--- start of Given data ---
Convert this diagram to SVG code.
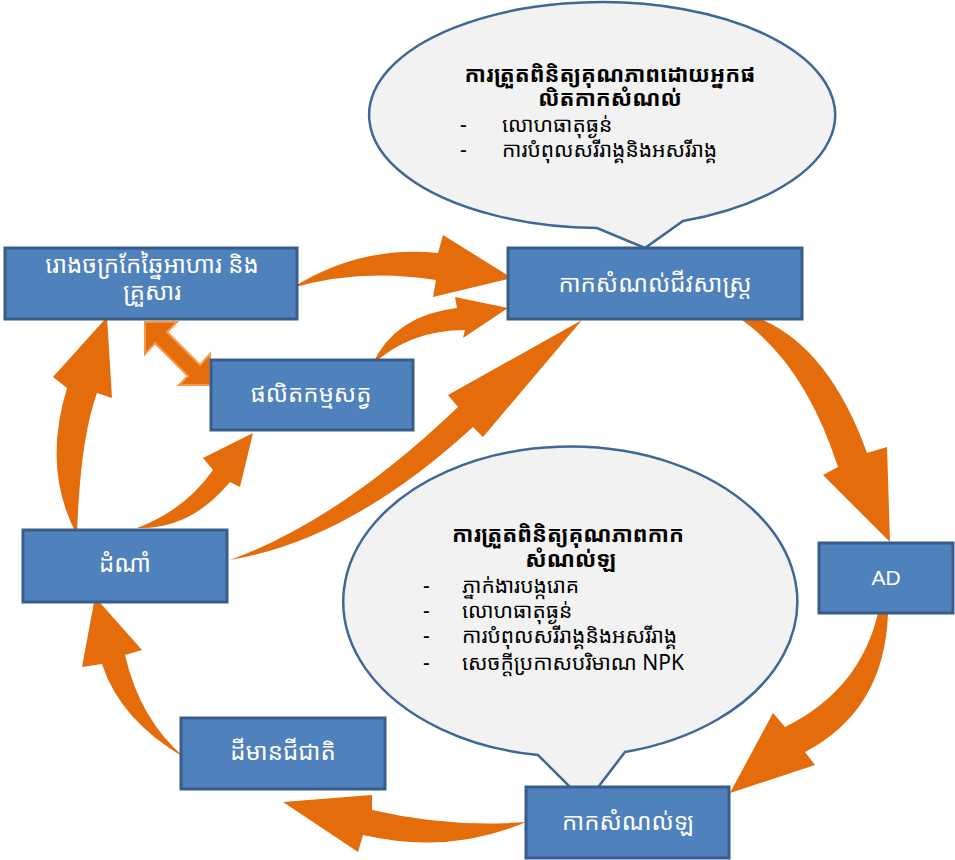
<svg xmlns="http://www.w3.org/2000/svg" width="955" height="860" viewBox="0 0 955 860">
<style>
.box{fill:#4F81BD;stroke:#385D8A;stroke-width:3}
.bt{fill:#FFFFFF;font-family:"Khmer OS","Noto Sans Khmer","Noto Serif Khmer","Liberation Sans",sans-serif;font-size:24px;text-anchor:middle}
.ad{fill:#FFFFFF;font-family:"Liberation Sans",Arial,sans-serif;font-size:21px;text-anchor:middle}
.call{fill:#F2F2F2;stroke:#3F6896;stroke-width:2.5}
.ct{fill:#000000;font-family:"Khmer OS","Noto Sans Khmer","Noto Serif Khmer","Liberation Sans",sans-serif;font-size:21px}
.ctb{font-weight:bold;text-anchor:middle;font-size:22px}
.arr{fill:#E46C0A}
.darr{fill:#E46C0A;stroke:#F79646;stroke-width:2;stroke-linejoin:miter}
</style>
<rect width="955" height="860" fill="#FFFFFF"/>
<g id="connectors">
<path class="arr" d="M292,288 Q360,245 438,253 L443,235 L512,278 L433,297 L436,280 Q360,268 292,288 Z"/>
<path class="arr" d="M372,365 Q395,315 457,308 L455,297 L508,308 L463,338 L465,330 Q410,330 372,365 Z"/>
<path class="arr" d="M230,560 Q340,520 458,407 L448,395 L582,320 L483,437 L473,427 Q350,540 230,560 Z"/>
<path class="arr" d="M742,320 L763,320 Q830,350 867,453 L887,447 L890,542 L823,475 L838,467 Q805,365 742,320 Z"/>
<path class="arr" d="M878,613 L888,613 Q885,710 805,752 L815,765 L730,793 L773,713 L785,727 Q860,690 878,613 Z"/>
<path class="arr" d="M526,822 Q450,828 372,810 L372,795 L283,802 L358,852 L363,835 Q450,855 526,822 Z"/>
<path class="arr" d="M185,758 Q120,720 102,664 L82,667 L95,597 L142,650 L125,655 Q140,720 185,758 Z"/>
<path class="arr" d="M77,535 Q42,470 67,388 L53,377 L107,317 L112,398 L97,393 Q80,440 77,535 Z"/>
<path class="arr" d="M137,528 Q185,510 213,470 L203,458 L253,433 L240,487 L230,482 Q190,530 137,528 Z"/>
<path class="darr" d="M145,322 L177,322 L167,332 L200,365 L210,354 L210,385 L179,385 L188,376 L155,343 L145,354 Z"/>
</g>
<g id="callout-top">
<path class="call" d="M597,228 A233,113 0 1 1 683,221 L645,248 Z"/>
<text class="ct ctb" x="610" y="82">ការត្រួតពិនិត្យគុណភាពដោយអ្នកផ</text>
<text class="ct ctb" x="610" y="106">លិតកាកសំណល់</text>
<text class="ct" x="460" y="132">-</text>
<text class="ct" x="502" y="132">លោហធាតុធ្ងន់</text>
<text class="ct" x="460" y="157">-</text>
<text class="ct" x="502" y="157">ការបំពុលសរីរាង្គនិងអសរីរាង្គ</text>
</g>
<g id="callout-bottom">
<path class="call" d="M538,755 A227,155 0 1 1 625,752 L586,803 Z"/>
<text class="ct ctb" x="568" y="542">ការត្រួតពិនិត្យគុណភាពកាក</text>
<text class="ct ctb" x="571" y="567">សំណល់ឡ</text>
<text class="ct" x="423" y="593">-</text>
<text class="ct" x="462" y="593">ភ្នាក់ងារបង្ករោគ</text>
<text class="ct" x="423" y="618">-</text>
<text class="ct" x="462" y="618">លោហធាតុធ្ងន់</text>
<text class="ct" x="423" y="643">-</text>
<text class="ct" x="462" y="643">ការបំពុលសរីរាង្គនិងអសរីរាង្គ</text>
<text class="ct" x="423" y="670">-</text>
<text class="ct" x="462" y="670">សេចក្តីប្រកាសបរិមាណ NPK</text>
</g>
<g id="node-factory">
<rect class="box" x="5" y="248" width="292" height="71"/>
<text class="bt" x="152" y="273">រោងចក្រកែឆ្នៃអាហារ និង</text>
<text class="bt" x="152" y="300">គ្រួសារ</text>
</g>
<g id="node-livestock">
<rect class="box" x="211" y="360" width="202" height="70"/>
<text class="bt" x="311" y="402">ផលិតកម្មសត្វ</text>
</g>
<g id="node-biowaste">
<rect class="box" x="508" y="248" width="294" height="71"/>
<text class="bt" x="655" y="292">កាកសំណល់ជីវសាស្ត្រ</text>
</g>
<g id="node-ad">
<rect class="box" x="819" y="543" width="134" height="70"/>
<text class="ad" x="886" y="585">AD</text>
</g>
<g id="node-crop">
<rect class="box" x="23" y="530" width="204" height="72"/>
<text class="bt" x="125" y="572">ដំណាំ</text>
</g>
<g id="node-soil">
<rect class="box" x="181" y="718" width="204" height="71"/>
<text class="bt" x="283" y="760">ដីមានជីជាតិ</text>
</g>
<g id="node-digestate">
<rect class="box" x="526" y="787" width="203" height="71"/>
<text class="bt" x="628" y="830">កាកសំណល់ឡ</text>
</g>
</svg>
--- end of Given data ---
> Stated problem:
Transcribe the preceding listing in its entirety and with exact wording, leaving out pictures.

> Full answer:
Convert this diagram to SVG code.
<svg xmlns="http://www.w3.org/2000/svg" width="955" height="860" viewBox="0 0 955 860">
<style>
.box{fill:#4F81BD;stroke:#385D8A;stroke-width:3}
.bt{fill:#FFFFFF;font-family:"Khmer OS","Noto Sans Khmer","Noto Serif Khmer","Liberation Sans",sans-serif;font-size:24px;text-anchor:middle}
.ad{fill:#FFFFFF;font-family:"Liberation Sans",Arial,sans-serif;font-size:21px;text-anchor:middle}
.call{fill:#F2F2F2;stroke:#3F6896;stroke-width:2.5}
.ct{fill:#000000;font-family:"Khmer OS","Noto Sans Khmer","Noto Serif Khmer","Liberation Sans",sans-serif;font-size:21px}
.ctb{font-weight:bold;text-anchor:middle;font-size:22px}
.arr{fill:#E46C0A}
.darr{fill:#E46C0A;stroke:#F79646;stroke-width:2;stroke-linejoin:miter}
</style>
<rect width="955" height="860" fill="#FFFFFF"/>
<g id="connectors">
<path class="arr" d="M292,288 Q360,245 438,253 L443,235 L512,278 L433,297 L436,280 Q360,268 292,288 Z"/>
<path class="arr" d="M372,365 Q395,315 457,308 L455,297 L508,308 L463,338 L465,330 Q410,330 372,365 Z"/>
<path class="arr" d="M230,560 Q340,520 458,407 L448,395 L582,320 L483,437 L473,427 Q350,540 230,560 Z"/>
<path class="arr" d="M742,320 L763,320 Q830,350 867,453 L887,447 L890,542 L823,475 L838,467 Q805,365 742,320 Z"/>
<path class="arr" d="M878,613 L888,613 Q885,710 805,752 L815,765 L730,793 L773,713 L785,727 Q860,690 878,613 Z"/>
<path class="arr" d="M526,822 Q450,828 372,810 L372,795 L283,802 L358,852 L363,835 Q450,855 526,822 Z"/>
<path class="arr" d="M185,758 Q120,720 102,664 L82,667 L95,597 L142,650 L125,655 Q140,720 185,758 Z"/>
<path class="arr" d="M77,535 Q42,470 67,388 L53,377 L107,317 L112,398 L97,393 Q80,440 77,535 Z"/>
<path class="arr" d="M137,528 Q185,510 213,470 L203,458 L253,433 L240,487 L230,482 Q190,530 137,528 Z"/>
<path class="darr" d="M145,322 L177,322 L167,332 L200,365 L210,354 L210,385 L179,385 L188,376 L155,343 L145,354 Z"/>
</g>
<g id="callout-top">
<path class="call" d="M597,228 A233,113 0 1 1 683,221 L645,248 Z"/>
<text class="ct ctb" x="610" y="82">ការត្រួតពិនិត្យគុណភាពដោយអ្នកផ</text>
<text class="ct ctb" x="610" y="106">លិតកាកសំណល់</text>
<text class="ct" x="460" y="132">-</text>
<text class="ct" x="502" y="132">លោហធាតុធ្ងន់</text>
<text class="ct" x="460" y="157">-</text>
<text class="ct" x="502" y="157">ការបំពុលសរីរាង្គនិងអសរីរាង្គ</text>
</g>
<g id="callout-bottom">
<path class="call" d="M538,755 A227,155 0 1 1 625,752 L586,803 Z"/>
<text class="ct ctb" x="568" y="542">ការត្រួតពិនិត្យគុណភាពកាក</text>
<text class="ct ctb" x="571" y="567">សំណល់ឡ</text>
<text class="ct" x="423" y="593">-</text>
<text class="ct" x="462" y="593">ភ្នាក់ងារបង្ករោគ</text>
<text class="ct" x="423" y="618">-</text>
<text class="ct" x="462" y="618">លោហធាតុធ្ងន់</text>
<text class="ct" x="423" y="643">-</text>
<text class="ct" x="462" y="643">ការបំពុលសរីរាង្គនិងអសរីរាង្គ</text>
<text class="ct" x="423" y="670">-</text>
<text class="ct" x="462" y="670">សេចក្តីប្រកាសបរិមាណ NPK</text>
</g>
<g id="node-factory">
<rect class="box" x="5" y="248" width="292" height="71"/>
<text class="bt" x="152" y="273">រោងចក្រកែឆ្នៃអាហារ និង</text>
<text class="bt" x="152" y="300">គ្រួសារ</text>
</g>
<g id="node-livestock">
<rect class="box" x="211" y="360" width="202" height="70"/>
<text class="bt" x="311" y="402">ផលិតកម្មសត្វ</text>
</g>
<g id="node-biowaste">
<rect class="box" x="508" y="248" width="294" height="71"/>
<text class="bt" x="655" y="292">កាកសំណល់ជីវសាស្ត្រ</text>
</g>
<g id="node-ad">
<rect class="box" x="819" y="543" width="134" height="70"/>
<text class="ad" x="886" y="585">AD</text>
</g>
<g id="node-crop">
<rect class="box" x="23" y="530" width="204" height="72"/>
<text class="bt" x="125" y="572">ដំណាំ</text>
</g>
<g id="node-soil">
<rect class="box" x="181" y="718" width="204" height="71"/>
<text class="bt" x="283" y="760">ដីមានជីជាតិ</text>
</g>
<g id="node-digestate">
<rect class="box" x="526" y="787" width="203" height="71"/>
<text class="bt" x="628" y="830">កាកសំណល់ឡ</text>
</g>
</svg>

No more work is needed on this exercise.